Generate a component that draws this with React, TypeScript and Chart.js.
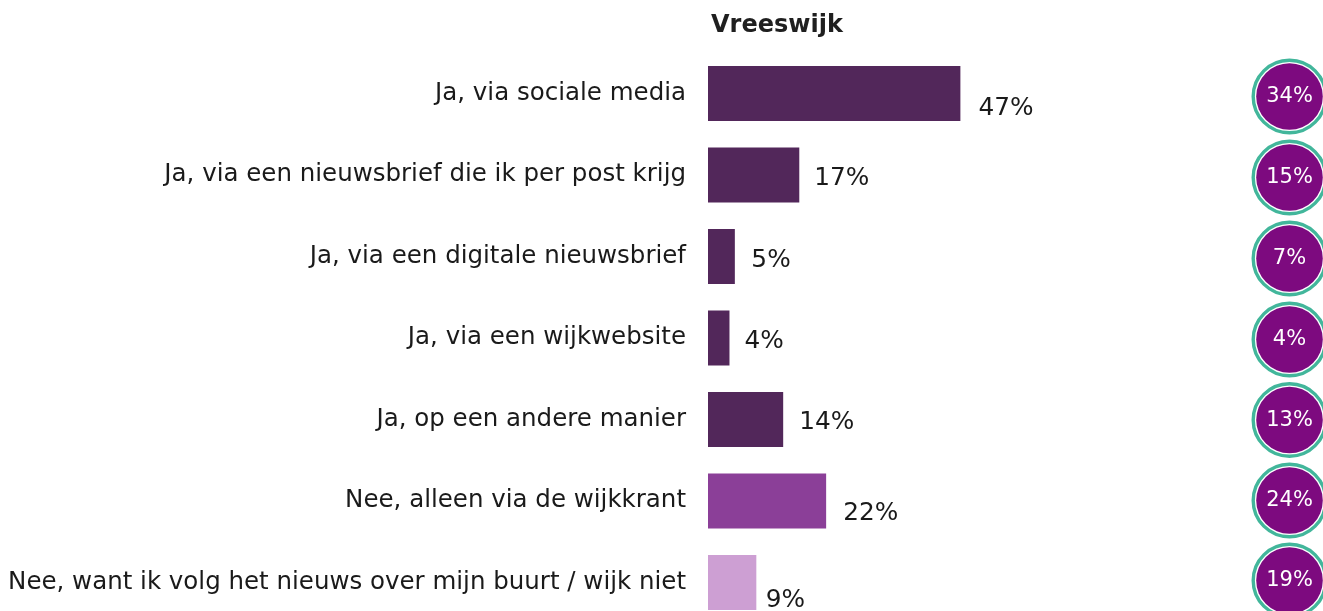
import React, { useEffect, useRef } from "react";
import { Chart, registerables } from "chart.js";

Chart.register(...registerables);

const TITLE = "Vreeswijk";
const categories = [
  "Ja, via sociale media",
  "Ja, via een nieuwsbrief die ik per post krijg",
  "Ja, via een digitale nieuwsbrief",
  "Ja, via een wijkwebsite",
  "Ja, op een andere manier",
  "Nee, alleen via de wijkkrant",
  "Nee, want ik volg het nieuws over mijn buurt / wijk niet",
];
const values = [47, 17, 5, 4, 14, 22, 9];
const comparisonValues = [34, 15, 7, 4, 13, 24, 19];
const barColors = ["#52275a", "#52275a", "#52275a", "#52275a", "#52275a", "#8b3f98", "#cd9fd3"];

// style-only placement tweaks for the value labels and the comparison circles
const LABEL_DX = [18, 15, 16.5, 15, 16, 17, 9.5];
const LABEL_DY = [21, 10, 10.5, 10, 9.5, 19, 24];
const CIRCLE_DY = [3, 2.5, 2, 1.5, 0.5, -0.5, -2];

const FONT = "'DejaVu Sans', Verdana, sans-serif";

const overlayPlugin = {
  id: "overlay",
  afterDatasetsDraw(chart: any) {
    const { ctx, chartArea } = chart;
    ctx.save();
    // title
    ctx.font = `bold 24px ${FONT}`;
    ctx.fillStyle = "#1f1f1f";
    ctx.textAlign = "left";
    ctx.textBaseline = "alphabetic";
    ctx.fillText(TITLE, chartArea.left + 3, 24.3);

    const meta = chart.getDatasetMeta(0);
    meta.data.forEach((bar: any, i: number) => {
      const { x, y } = bar.getProps(["x", "y"], true);
      ctx.font = `24.8px ${FONT}`;
      ctx.fillStyle = "#1a1a1a";
      ctx.textAlign = "left";
      ctx.textBaseline = "alphabetic";
      ctx.fillText(`${values[i]}%`, x + LABEL_DX[i], y + LABEL_DY[i]);

      const cx = chartArea.right + 44.5;
      const cy = y + CIRCLE_DY[i];
      ctx.beginPath();
      ctx.arc(cx, cy, 36.3, 0, Math.PI * 2);
      ctx.lineWidth = 3.4;
      ctx.strokeStyle = "#42b69b";
      ctx.stroke();
      ctx.beginPath();
      ctx.arc(cx, cy, 33.3, 0, Math.PI * 2);
      ctx.fillStyle = "#7d0a7f";
      ctx.fill();
      ctx.font = `21px ${FONT}`;
      ctx.fillStyle = "#ffffff";
      ctx.textAlign = "center";
      ctx.textBaseline = "middle";
      ctx.fillText(`${comparisonValues[i]}%`, cx, cy + 0.5);
    });
    ctx.restore();
  },
};

const W = 1330;
const H = 660;

export default function App() {
  const ref = useRef<HTMLCanvasElement | null>(null);
  useEffect(() => {
    if (!ref.current) return;
    const chart = new Chart(ref.current, {
      type: "bar",
      data: {
        labels: categories,
        datasets: [
          {
            data: values,
            backgroundColor: barColors,
            borderWidth: 0,
            categoryPercentage: 1,
            barPercentage: 0.675,
          },
        ],
      },
      options: {
        indexAxis: "y",
        animation: false,
        responsive: false,
        maintainAspectRatio: false,
        layout: { padding: { left: 0, right: W - 1237, top: 44.75, bottom: H - 615.25 } },
        plugins: { legend: { display: false }, tooltip: { enabled: false }, title: { display: false } },
        scales: {
          x: { display: false, min: 0, max: 100 },
          y: {
            grid: { display: false, drawTicks: false },
            border: { display: false },
            ticks: {
              padding: 22,
              color: "#1a1a1a",
              font: { family: FONT, size: 24.5 },
            },
            afterFit(scale: any) {
              scale.width = 700;
            },
          },
        },
      },
      plugins: [overlayPlugin],
    } as any);
    return () => chart.destroy();
  }, []);
  return (
    <div style={{ position: "fixed", left: 0, top: 0, width: "100vw", height: "100vh", overflow: "hidden", background: "#fff" }}>
      <div style={{ position: "absolute", left: 8, top: 8, width: W, height: H }}>
        <canvas ref={ref} width={W} height={H} style={{ width: W, height: H, display: "block" }} />
      </div>
    </div>
  );
}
_ _ _ _ _
» Given problem:
Give every line back word for word and leave the pictures out.

» Complete answer:
Generate a component that draws this with React, TypeScript and Chart.js.
import React, { useEffect, useRef } from "react";
import { Chart, registerables } from "chart.js";

Chart.register(...registerables);

const TITLE = "Vreeswijk";
const categories = [
  "Ja, via sociale media",
  "Ja, via een nieuwsbrief die ik per post krijg",
  "Ja, via een digitale nieuwsbrief",
  "Ja, via een wijkwebsite",
  "Ja, op een andere manier",
  "Nee, alleen via de wijkkrant",
  "Nee, want ik volg het nieuws over mijn buurt / wijk niet",
];
const values = [47, 17, 5, 4, 14, 22, 9];
const comparisonValues = [34, 15, 7, 4, 13, 24, 19];
const barColors = ["#52275a", "#52275a", "#52275a", "#52275a", "#52275a", "#8b3f98", "#cd9fd3"];

// style-only placement tweaks for the value labels and the comparison circles
const LABEL_DX = [18, 15, 16.5, 15, 16, 17, 9.5];
const LABEL_DY = [21, 10, 10.5, 10, 9.5, 19, 24];
const CIRCLE_DY = [3, 2.5, 2, 1.5, 0.5, -0.5, -2];

const FONT = "'DejaVu Sans', Verdana, sans-serif";

const overlayPlugin = {
  id: "overlay",
  afterDatasetsDraw(chart: any) {
    const { ctx, chartArea } = chart;
    ctx.save();
    // title
    ctx.font = `bold 24px ${FONT}`;
    ctx.fillStyle = "#1f1f1f";
    ctx.textAlign = "left";
    ctx.textBaseline = "alphabetic";
    ctx.fillText(TITLE, chartArea.left + 3, 24.3);

    const meta = chart.getDatasetMeta(0);
    meta.data.forEach((bar: any, i: number) => {
      const { x, y } = bar.getProps(["x", "y"], true);
      ctx.font = `24.8px ${FONT}`;
      ctx.fillStyle = "#1a1a1a";
      ctx.textAlign = "left";
      ctx.textBaseline = "alphabetic";
      ctx.fillText(`${values[i]}%`, x + LABEL_DX[i], y + LABEL_DY[i]);

      const cx = chartArea.right + 44.5;
      const cy = y + CIRCLE_DY[i];
      ctx.beginPath();
      ctx.arc(cx, cy, 36.3, 0, Math.PI * 2);
      ctx.lineWidth = 3.4;
      ctx.strokeStyle = "#42b69b";
      ctx.stroke();
      ctx.beginPath();
      ctx.arc(cx, cy, 33.3, 0, Math.PI * 2);
      ctx.fillStyle = "#7d0a7f";
      ctx.fill();
      ctx.font = `21px ${FONT}`;
      ctx.fillStyle = "#ffffff";
      ctx.textAlign = "center";
      ctx.textBaseline = "middle";
      ctx.fillText(`${comparisonValues[i]}%`, cx, cy + 0.5);
    });
    ctx.restore();
  },
};

const W = 1330;
const H = 660;

export default function App() {
  const ref = useRef<HTMLCanvasElement | null>(null);
  useEffect(() => {
    if (!ref.current) return;
    const chart = new Chart(ref.current, {
      type: "bar",
      data: {
        labels: categories,
        datasets: [
          {
            data: values,
            backgroundColor: barColors,
            borderWidth: 0,
            categoryPercentage: 1,
            barPercentage: 0.675,
          },
        ],
      },
      options: {
        indexAxis: "y",
        animation: false,
        responsive: false,
        maintainAspectRatio: false,
        layout: { padding: { left: 0, right: W - 1237, top: 44.75, bottom: H - 615.25 } },
        plugins: { legend: { display: false }, tooltip: { enabled: false }, title: { display: false } },
        scales: {
          x: { display: false, min: 0, max: 100 },
          y: {
            grid: { display: false, drawTicks: false },
            border: { display: false },
            ticks: {
              padding: 22,
              color: "#1a1a1a",
              font: { family: FONT, size: 24.5 },
            },
            afterFit(scale: any) {
              scale.width = 700;
            },
          },
        },
      },
      plugins: [overlayPlugin],
    } as any);
    return () => chart.destroy();
  }, []);
  return (
    <div style={{ position: "fixed", left: 0, top: 0, width: "100vw", height: "100vh", overflow: "hidden", background: "#fff" }}>
      <div style={{ position: "absolute", left: 8, top: 8, width: W, height: H }}>
        <canvas ref={ref} width={W} height={H} style={{ width: W, height: H, display: "block" }} />
      </div>
    </div>
  );
}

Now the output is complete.